My model has a clear plastic (or glass) dome with objects inside. The objects appear dark. I've tried the glass shader with color 100% RGB, with very small IOR, and using just a refraction shader.
I know Cycles has problems with caustics, but I just want broad illumination to fall clean through the glass. The light-to-column path can ignore refraction, but is blocked or tremendously attenuated. The camera-column path needs refraction, and seems to work fine anyway.
This demo image offers all optical paths of interest:
- light upon object, seen directly
- light upon object, seen through glass (looks okay)
- light through glass onto object, seen directly. This is the shadow on the lit side of the column just below the glass tubing. I expect full illumination, but there is shadow. There is some light, but it's diffuse light from the floor.

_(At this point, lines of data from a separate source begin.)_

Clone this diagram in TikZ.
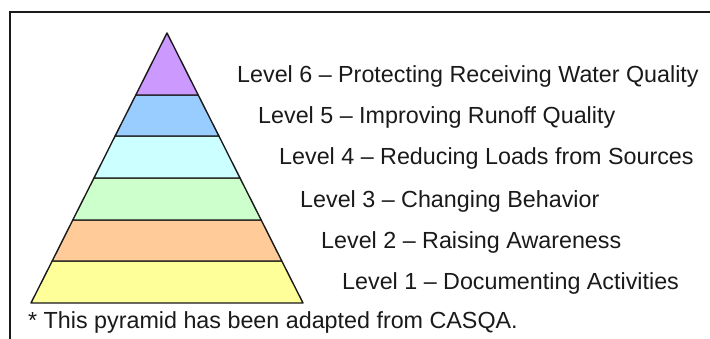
\documentclass[tikz,border=0pt]{standalone}
\usepackage{fontspec}
\setmainfont{Liberation Sans}
\definecolor{lvsix}{HTML}{CC99FF}
\definecolor{lvfive}{HTML}{99CCFF}
\definecolor{lvfour}{HTML}{CCFFFF}
\definecolor{lvthree}{HTML}{CCFFCC}
\definecolor{lvtwo}{HTML}{FFCC99}
\definecolor{lvone}{HTML}{FFFF99}
\definecolor{inkc}{HTML}{1A1A1A}
\begin{document}
\begin{tikzpicture}[x=1pt,y=-1pt,
  layer/.style={draw=inkc,line width=1.4pt,line join=round},
  lbl/.style={anchor=base west,inner sep=0pt,text=inkc,font=\fontsize{23.3}{27}\selectfont},
  frame/.style={draw=inkc,line width=2pt}]
\useasboundingbox (0,0) rectangle (710,339);
\fill[white] (0,0) rectangle (710,339);
\draw[frame] (9.5,339) -- (9.5,12.5) -- (710,12.5);
% pyramid layers
\filldraw[layer,fill=lvone]   (31,303) -- (303,303) -- (281.8,261) -- (52.2,261) -- cycle;
\filldraw[layer,fill=lvtwo]   (52.2,261) -- (281.8,261) -- (261.2,220) -- (72.8,220) -- cycle;
\filldraw[layer,fill=lvthree] (72.8,220) -- (261.2,220) -- (240,178) -- (94,178) -- cycle;
\filldraw[layer,fill=lvfour]  (94,178) -- (240,178) -- (218.9,136) -- (115.1,136) -- cycle;
\filldraw[layer,fill=lvfive]  (115.1,136) -- (218.9,136) -- (198.2,95) -- (135.8,95) -- cycle;
\filldraw[layer,fill=lvsix]   (135.8,95) -- (198.2,95) -- (167,33) -- cycle;
% labels
\node[lbl] (l6) at (237,83)  {Level 6 – Protecting Receiving Water Quality};
\node[lbl] (l5) at (258,124) {Level 5 – Improving Runoff Quality};
\node[lbl] (l4) at (279,165) {Level 4 – Reducing Loads from Sources};
\node[lbl] (l3) at (300,208) {Level 3 – Changing Behavior};
\node[lbl] (l2) at (321,249) {Level 2 – Raising Awareness};
\node[lbl] (l1) at (342,290) {Level 1 – Documenting Activities};
\node[lbl] (foot) at (28,328) {* This pyramid has been adapted from CASQA.};
\end{tikzpicture}
\end{document}
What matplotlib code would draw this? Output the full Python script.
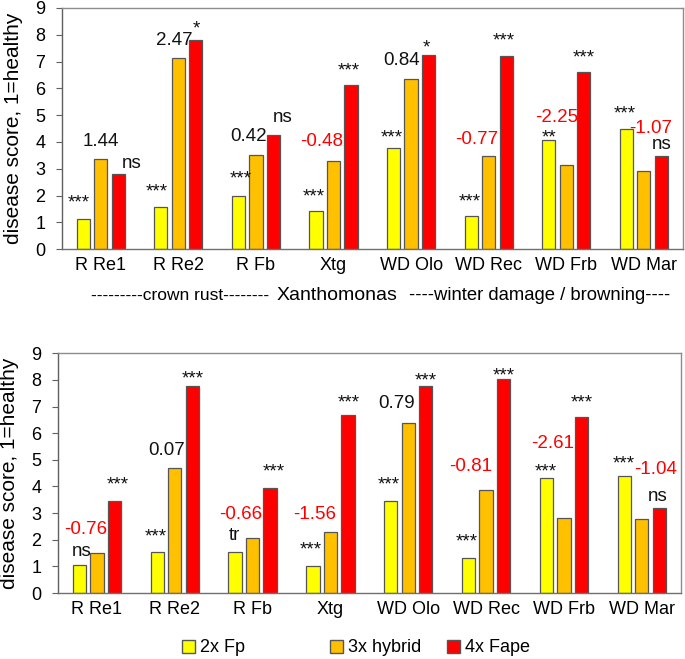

- light through glass onto object, seen through glass. This
I did at one point try non-progressive rendering, and find extremely coarse light where there shouldn't be shadow, but this is not a practical way to make nice images. I've even tried cranking up certain sampling settings to many thousands, but still get bad noise though less, at the cost of long render times. I would like to finish my creations sometime before "Star Trek, the Generation After the Next" becomes real life, if you know what I mean. The next image is an example. I think Transmission in Sampling was 5000, but not sure.
I'm using Cycles in Blender 2.67 on a quad core Linux machine, 16GB RAM. Machine limits have never been a problem for 3D rendering.
Possibly, I screwed up some setting when I made my startup file, and just need to fix it. OTOH maybe this is just a limitation of path tracing, or of the way Cycles does it. If that's the case, what to real-world Blender artists do when they need to produce images on a budget and schedule? What is the practical real-world fix?